I have lots to learn about precious metals, but it's becoming very clear to me how the market works dealing with precious metals (depending on the stock market and demand).

Kevin
 
Kevin,

This week, I bought a stamped 99.9% pure Silver bar that was 52% pure. Stamps and molds are cheap. I think what you need to do is go to the other side of the fence and Buy stamped bars at spot value. Go and rent a store front, hire employees, buy a big nice safe, get your Insurance and UL certified alarm, buy all your testing equipment, get all your equipment to make your molds and set up shop. Buy at spot prices and sell it over spot and wait for the great weeks that gold & silver takes a nice $40 or $50. dump like it did this week and report back to the Forum how you are doing!

Perhaps the Governement will give you a nice loan to set your business up. Take you entire life savings and go for it!

Dan :)
 
anton.nicolae20 said:
hey guys, sorry for the question, i'm a noobie :D what exactly is the "pipe" of gold?

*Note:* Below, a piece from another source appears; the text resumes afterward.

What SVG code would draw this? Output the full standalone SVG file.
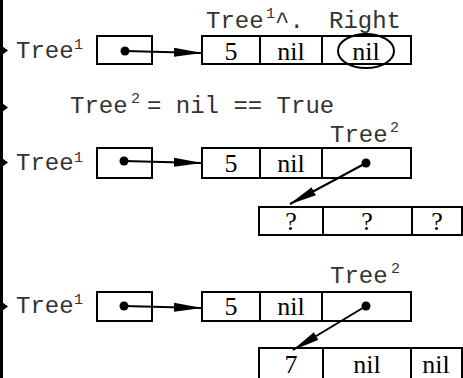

The pipe is actually a depression or cave in of the surface of a gold nugget that forms as the said nugget cools after being melted. As the gold gets MORE pure it developes a few unique characteristics.
It is NOT found in any but the purest of gold nuggets. The pipe will usually be surrounded with what looks like cracks or scaling on the surface.
Look at the avatar of ""Philddreamer"" and you can see an example of the surface cracking and a pipe in the center.

Not the best help, but hopefully you can get the idea, or someone with a more clear head can help better.